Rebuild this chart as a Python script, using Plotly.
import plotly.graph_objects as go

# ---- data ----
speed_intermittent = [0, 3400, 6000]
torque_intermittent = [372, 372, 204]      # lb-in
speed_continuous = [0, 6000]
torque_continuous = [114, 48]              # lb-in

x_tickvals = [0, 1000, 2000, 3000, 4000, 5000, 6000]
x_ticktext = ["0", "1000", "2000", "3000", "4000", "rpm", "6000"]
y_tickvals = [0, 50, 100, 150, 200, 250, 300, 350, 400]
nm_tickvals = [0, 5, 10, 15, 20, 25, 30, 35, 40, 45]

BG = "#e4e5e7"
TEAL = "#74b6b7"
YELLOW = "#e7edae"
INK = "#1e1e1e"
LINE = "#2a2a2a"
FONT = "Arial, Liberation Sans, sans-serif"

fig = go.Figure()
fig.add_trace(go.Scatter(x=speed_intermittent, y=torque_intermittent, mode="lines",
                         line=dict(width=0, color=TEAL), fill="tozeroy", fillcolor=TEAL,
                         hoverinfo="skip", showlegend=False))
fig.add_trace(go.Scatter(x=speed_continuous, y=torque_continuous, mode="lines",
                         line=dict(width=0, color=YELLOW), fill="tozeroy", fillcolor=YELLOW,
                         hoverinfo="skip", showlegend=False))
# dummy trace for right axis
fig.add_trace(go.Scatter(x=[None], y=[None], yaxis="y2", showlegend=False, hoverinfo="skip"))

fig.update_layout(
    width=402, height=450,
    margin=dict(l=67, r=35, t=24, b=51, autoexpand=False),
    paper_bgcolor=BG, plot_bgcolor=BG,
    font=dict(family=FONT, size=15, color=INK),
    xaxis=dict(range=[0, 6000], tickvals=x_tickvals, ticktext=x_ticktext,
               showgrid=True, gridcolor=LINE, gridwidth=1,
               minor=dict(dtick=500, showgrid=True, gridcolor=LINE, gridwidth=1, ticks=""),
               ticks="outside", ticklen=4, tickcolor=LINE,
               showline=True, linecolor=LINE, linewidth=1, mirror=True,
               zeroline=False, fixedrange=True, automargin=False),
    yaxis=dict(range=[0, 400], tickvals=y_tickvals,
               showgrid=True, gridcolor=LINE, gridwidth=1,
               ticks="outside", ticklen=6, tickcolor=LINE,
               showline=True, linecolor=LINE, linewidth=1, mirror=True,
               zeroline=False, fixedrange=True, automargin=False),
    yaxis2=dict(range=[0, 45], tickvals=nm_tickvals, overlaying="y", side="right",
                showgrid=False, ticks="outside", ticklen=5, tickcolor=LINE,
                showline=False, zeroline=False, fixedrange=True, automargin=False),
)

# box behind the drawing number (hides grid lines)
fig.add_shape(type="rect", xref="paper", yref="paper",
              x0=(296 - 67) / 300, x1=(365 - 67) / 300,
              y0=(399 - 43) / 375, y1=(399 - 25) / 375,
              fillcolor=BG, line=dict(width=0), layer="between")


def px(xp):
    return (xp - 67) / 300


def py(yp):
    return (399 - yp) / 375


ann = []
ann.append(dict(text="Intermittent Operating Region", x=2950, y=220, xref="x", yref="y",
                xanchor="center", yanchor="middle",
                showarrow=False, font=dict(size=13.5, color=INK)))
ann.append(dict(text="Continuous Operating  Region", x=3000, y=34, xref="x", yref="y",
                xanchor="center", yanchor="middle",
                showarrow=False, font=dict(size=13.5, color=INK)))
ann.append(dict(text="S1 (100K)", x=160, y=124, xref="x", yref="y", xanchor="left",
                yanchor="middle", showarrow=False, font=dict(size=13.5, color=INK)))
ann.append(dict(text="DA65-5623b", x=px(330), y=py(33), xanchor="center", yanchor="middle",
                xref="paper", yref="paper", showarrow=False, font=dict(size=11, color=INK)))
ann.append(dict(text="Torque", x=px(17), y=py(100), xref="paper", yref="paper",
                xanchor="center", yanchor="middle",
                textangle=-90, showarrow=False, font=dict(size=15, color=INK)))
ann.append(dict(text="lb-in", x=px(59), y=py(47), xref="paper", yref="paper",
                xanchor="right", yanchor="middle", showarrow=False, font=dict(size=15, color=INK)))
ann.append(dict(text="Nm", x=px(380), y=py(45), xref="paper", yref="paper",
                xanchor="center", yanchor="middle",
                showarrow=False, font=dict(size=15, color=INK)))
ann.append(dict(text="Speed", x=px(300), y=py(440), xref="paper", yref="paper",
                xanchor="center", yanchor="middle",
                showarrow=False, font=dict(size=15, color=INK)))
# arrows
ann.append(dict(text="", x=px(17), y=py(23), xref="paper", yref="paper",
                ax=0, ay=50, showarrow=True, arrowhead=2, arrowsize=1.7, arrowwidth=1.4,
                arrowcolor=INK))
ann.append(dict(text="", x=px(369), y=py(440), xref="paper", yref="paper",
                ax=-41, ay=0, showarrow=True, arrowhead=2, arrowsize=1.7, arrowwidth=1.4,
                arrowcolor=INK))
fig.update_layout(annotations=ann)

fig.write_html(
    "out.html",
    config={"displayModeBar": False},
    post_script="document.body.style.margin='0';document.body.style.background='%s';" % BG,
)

[Aim]
Quote the data above in full, changing nothing.

[Solution for this task]
Rebuild this chart as a Python script, using Plotly.
import plotly.graph_objects as go

# ---- data ----
speed_intermittent = [0, 3400, 6000]
torque_intermittent = [372, 372, 204]      # lb-in
speed_continuous = [0, 6000]
torque_continuous = [114, 48]              # lb-in

x_tickvals = [0, 1000, 2000, 3000, 4000, 5000, 6000]
x_ticktext = ["0", "1000", "2000", "3000", "4000", "rpm", "6000"]
y_tickvals = [0, 50, 100, 150, 200, 250, 300, 350, 400]
nm_tickvals = [0, 5, 10, 15, 20, 25, 30, 35, 40, 45]

BG = "#e4e5e7"
TEAL = "#74b6b7"
YELLOW = "#e7edae"
INK = "#1e1e1e"
LINE = "#2a2a2a"
FONT = "Arial, Liberation Sans, sans-serif"

fig = go.Figure()
fig.add_trace(go.Scatter(x=speed_intermittent, y=torque_intermittent, mode="lines",
                         line=dict(width=0, color=TEAL), fill="tozeroy", fillcolor=TEAL,
                         hoverinfo="skip", showlegend=False))
fig.add_trace(go.Scatter(x=speed_continuous, y=torque_continuous, mode="lines",
                         line=dict(width=0, color=YELLOW), fill="tozeroy", fillcolor=YELLOW,
                         hoverinfo="skip", showlegend=False))
# dummy trace for right axis
fig.add_trace(go.Scatter(x=[None], y=[None], yaxis="y2", showlegend=False, hoverinfo="skip"))

fig.update_layout(
    width=402, height=450,
    margin=dict(l=67, r=35, t=24, b=51, autoexpand=False),
    paper_bgcolor=BG, plot_bgcolor=BG,
    font=dict(family=FONT, size=15, color=INK),
    xaxis=dict(range=[0, 6000], tickvals=x_tickvals, ticktext=x_ticktext,
               showgrid=True, gridcolor=LINE, gridwidth=1,
               minor=dict(dtick=500, showgrid=True, gridcolor=LINE, gridwidth=1, ticks=""),
               ticks="outside", ticklen=4, tickcolor=LINE,
               showline=True, linecolor=LINE, linewidth=1, mirror=True,
               zeroline=False, fixedrange=True, automargin=False),
    yaxis=dict(range=[0, 400], tickvals=y_tickvals,
               showgrid=True, gridcolor=LINE, gridwidth=1,
               ticks="outside", ticklen=6, tickcolor=LINE,
               showline=True, linecolor=LINE, linewidth=1, mirror=True,
               zeroline=False, fixedrange=True, automargin=False),
    yaxis2=dict(range=[0, 45], tickvals=nm_tickvals, overlaying="y", side="right",
                showgrid=False, ticks="outside", ticklen=5, tickcolor=LINE,
                showline=False, zeroline=False, fixedrange=True, automargin=False),
)

# box behind the drawing number (hides grid lines)
fig.add_shape(type="rect", xref="paper", yref="paper",
              x0=(296 - 67) / 300, x1=(365 - 67) / 300,
              y0=(399 - 43) / 375, y1=(399 - 25) / 375,
              fillcolor=BG, line=dict(width=0), layer="between")


def px(xp):
    return (xp - 67) / 300


def py(yp):
    return (399 - yp) / 375


ann = []
ann.append(dict(text="Intermittent Operating Region", x=2950, y=220, xref="x", yref="y",
                xanchor="center", yanchor="middle",
                showarrow=False, font=dict(size=13.5, color=INK)))
ann.append(dict(text="Continuous Operating  Region", x=3000, y=34, xref="x", yref="y",
                xanchor="center", yanchor="middle",
                showarrow=False, font=dict(size=13.5, color=INK)))
ann.append(dict(text="S1 (100K)", x=160, y=124, xref="x", yref="y", xanchor="left",
                yanchor="middle", showarrow=False, font=dict(size=13.5, color=INK)))
ann.append(dict(text="DA65-5623b", x=px(330), y=py(33), xanchor="center", yanchor="middle",
                xref="paper", yref="paper", showarrow=False, font=dict(size=11, color=INK)))
ann.append(dict(text="Torque", x=px(17), y=py(100), xref="paper", yref="paper",
                xanchor="center", yanchor="middle",
                textangle=-90, showarrow=False, font=dict(size=15, color=INK)))
ann.append(dict(text="lb-in", x=px(59), y=py(47), xref="paper", yref="paper",
                xanchor="right", yanchor="middle", showarrow=False, font=dict(size=15, color=INK)))
ann.append(dict(text="Nm", x=px(380), y=py(45), xref="paper", yref="paper",
                xanchor="center", yanchor="middle",
                showarrow=False, font=dict(size=15, color=INK)))
ann.append(dict(text="Speed", x=px(300), y=py(440), xref="paper", yref="paper",
                xanchor="center", yanchor="middle",
                showarrow=False, font=dict(size=15, color=INK)))
# arrows
ann.append(dict(text="", x=px(17), y=py(23), xref="paper", yref="paper",
                ax=0, ay=50, showarrow=True, arrowhead=2, arrowsize=1.7, arrowwidth=1.4,
                arrowcolor=INK))
ann.append(dict(text="", x=px(369), y=py(440), xref="paper", yref="paper",
                ax=-41, ay=0, showarrow=True, arrowhead=2, arrowsize=1.7, arrowwidth=1.4,
                arrowcolor=INK))
fig.update_layout(annotations=ann)

fig.write_html(
    "out.html",
    config={"displayModeBar": False},
    post_script="document.body.style.margin='0';document.body.style.background='%s';" % BG,
)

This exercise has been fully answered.